___ Material provided ___
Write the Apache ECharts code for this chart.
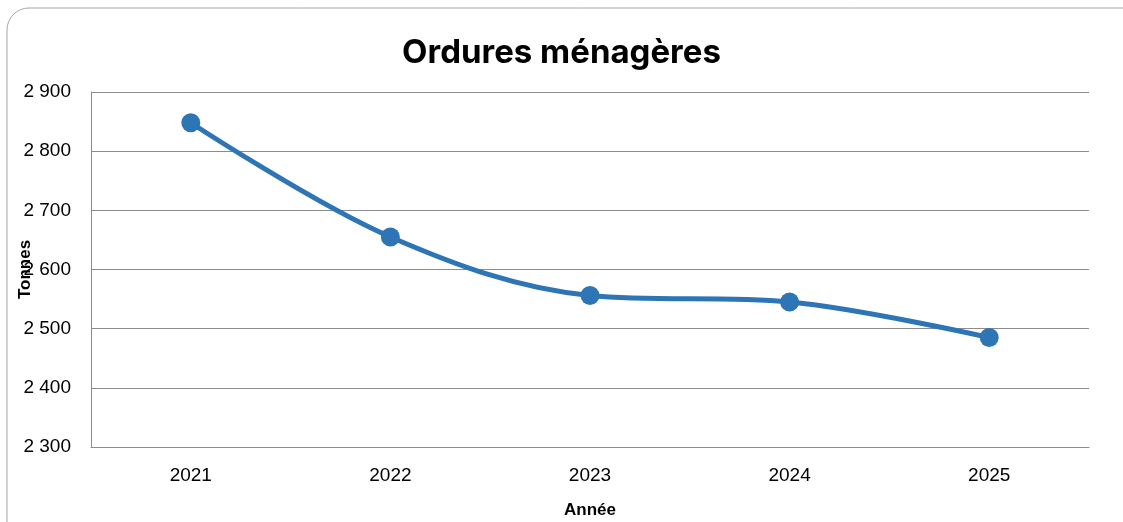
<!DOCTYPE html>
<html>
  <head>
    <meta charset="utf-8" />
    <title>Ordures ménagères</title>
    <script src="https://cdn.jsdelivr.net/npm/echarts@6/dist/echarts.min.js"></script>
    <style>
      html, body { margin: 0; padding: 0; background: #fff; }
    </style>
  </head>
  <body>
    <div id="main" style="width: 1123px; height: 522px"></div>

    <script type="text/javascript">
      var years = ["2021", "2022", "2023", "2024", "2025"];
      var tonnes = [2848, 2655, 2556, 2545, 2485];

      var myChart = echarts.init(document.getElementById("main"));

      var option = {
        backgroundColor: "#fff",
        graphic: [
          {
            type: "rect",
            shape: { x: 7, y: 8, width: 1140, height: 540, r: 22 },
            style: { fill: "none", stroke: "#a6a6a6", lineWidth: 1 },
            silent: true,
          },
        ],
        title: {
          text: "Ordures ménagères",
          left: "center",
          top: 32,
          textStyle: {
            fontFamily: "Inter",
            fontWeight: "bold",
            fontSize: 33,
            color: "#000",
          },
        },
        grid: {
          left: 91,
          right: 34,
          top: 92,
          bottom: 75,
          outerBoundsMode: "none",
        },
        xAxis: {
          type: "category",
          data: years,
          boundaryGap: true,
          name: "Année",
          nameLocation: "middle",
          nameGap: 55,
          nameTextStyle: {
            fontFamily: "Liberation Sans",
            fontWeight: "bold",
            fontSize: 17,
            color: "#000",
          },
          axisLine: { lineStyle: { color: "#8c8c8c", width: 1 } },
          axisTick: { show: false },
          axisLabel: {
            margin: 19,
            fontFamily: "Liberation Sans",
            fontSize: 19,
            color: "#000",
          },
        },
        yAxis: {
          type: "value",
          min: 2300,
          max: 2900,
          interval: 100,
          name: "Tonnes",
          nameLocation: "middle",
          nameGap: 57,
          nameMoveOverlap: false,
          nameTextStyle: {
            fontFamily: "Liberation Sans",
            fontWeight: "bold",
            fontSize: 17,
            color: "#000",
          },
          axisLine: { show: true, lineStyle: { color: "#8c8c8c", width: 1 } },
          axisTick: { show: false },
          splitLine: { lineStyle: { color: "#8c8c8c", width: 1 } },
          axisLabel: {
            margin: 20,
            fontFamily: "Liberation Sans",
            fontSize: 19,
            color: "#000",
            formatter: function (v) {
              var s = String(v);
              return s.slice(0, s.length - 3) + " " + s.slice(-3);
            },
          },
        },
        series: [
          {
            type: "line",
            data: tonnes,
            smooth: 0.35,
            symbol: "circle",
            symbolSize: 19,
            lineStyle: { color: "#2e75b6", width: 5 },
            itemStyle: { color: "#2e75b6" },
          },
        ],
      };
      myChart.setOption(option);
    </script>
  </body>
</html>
___
___ Material provided ___
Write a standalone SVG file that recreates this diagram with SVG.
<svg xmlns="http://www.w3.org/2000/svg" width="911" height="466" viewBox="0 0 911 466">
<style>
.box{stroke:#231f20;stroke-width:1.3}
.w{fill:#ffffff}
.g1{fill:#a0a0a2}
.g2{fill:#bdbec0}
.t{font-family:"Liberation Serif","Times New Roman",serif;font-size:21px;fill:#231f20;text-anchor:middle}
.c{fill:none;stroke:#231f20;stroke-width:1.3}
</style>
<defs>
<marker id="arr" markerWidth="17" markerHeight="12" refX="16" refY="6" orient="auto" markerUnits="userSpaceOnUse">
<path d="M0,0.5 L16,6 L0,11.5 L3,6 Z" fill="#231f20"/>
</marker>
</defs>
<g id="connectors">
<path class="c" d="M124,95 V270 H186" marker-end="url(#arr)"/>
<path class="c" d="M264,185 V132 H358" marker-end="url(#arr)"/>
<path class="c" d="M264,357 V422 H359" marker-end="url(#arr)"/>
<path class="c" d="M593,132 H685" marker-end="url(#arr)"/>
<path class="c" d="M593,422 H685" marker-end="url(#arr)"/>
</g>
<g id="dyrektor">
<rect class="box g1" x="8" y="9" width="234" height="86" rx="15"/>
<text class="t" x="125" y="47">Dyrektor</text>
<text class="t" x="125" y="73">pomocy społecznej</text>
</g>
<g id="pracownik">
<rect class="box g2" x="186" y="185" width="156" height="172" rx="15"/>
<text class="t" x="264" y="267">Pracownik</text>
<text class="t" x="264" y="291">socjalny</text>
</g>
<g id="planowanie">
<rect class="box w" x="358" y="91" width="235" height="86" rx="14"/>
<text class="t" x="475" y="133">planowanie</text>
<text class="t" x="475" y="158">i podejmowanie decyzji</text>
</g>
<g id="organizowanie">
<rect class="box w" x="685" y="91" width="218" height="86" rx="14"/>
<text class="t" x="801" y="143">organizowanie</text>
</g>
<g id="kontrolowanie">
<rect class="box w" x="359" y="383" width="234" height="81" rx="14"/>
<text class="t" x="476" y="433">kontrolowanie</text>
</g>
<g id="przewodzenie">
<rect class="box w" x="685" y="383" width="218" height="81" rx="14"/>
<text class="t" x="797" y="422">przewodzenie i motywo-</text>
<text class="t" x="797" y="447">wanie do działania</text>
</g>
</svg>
___
Problem to work on: From the listing above, copy every line that holds the string "this".

Result:
Write the Apache ECharts code for this chart.
Write a standalone SVG file that recreates this diagram with SVG.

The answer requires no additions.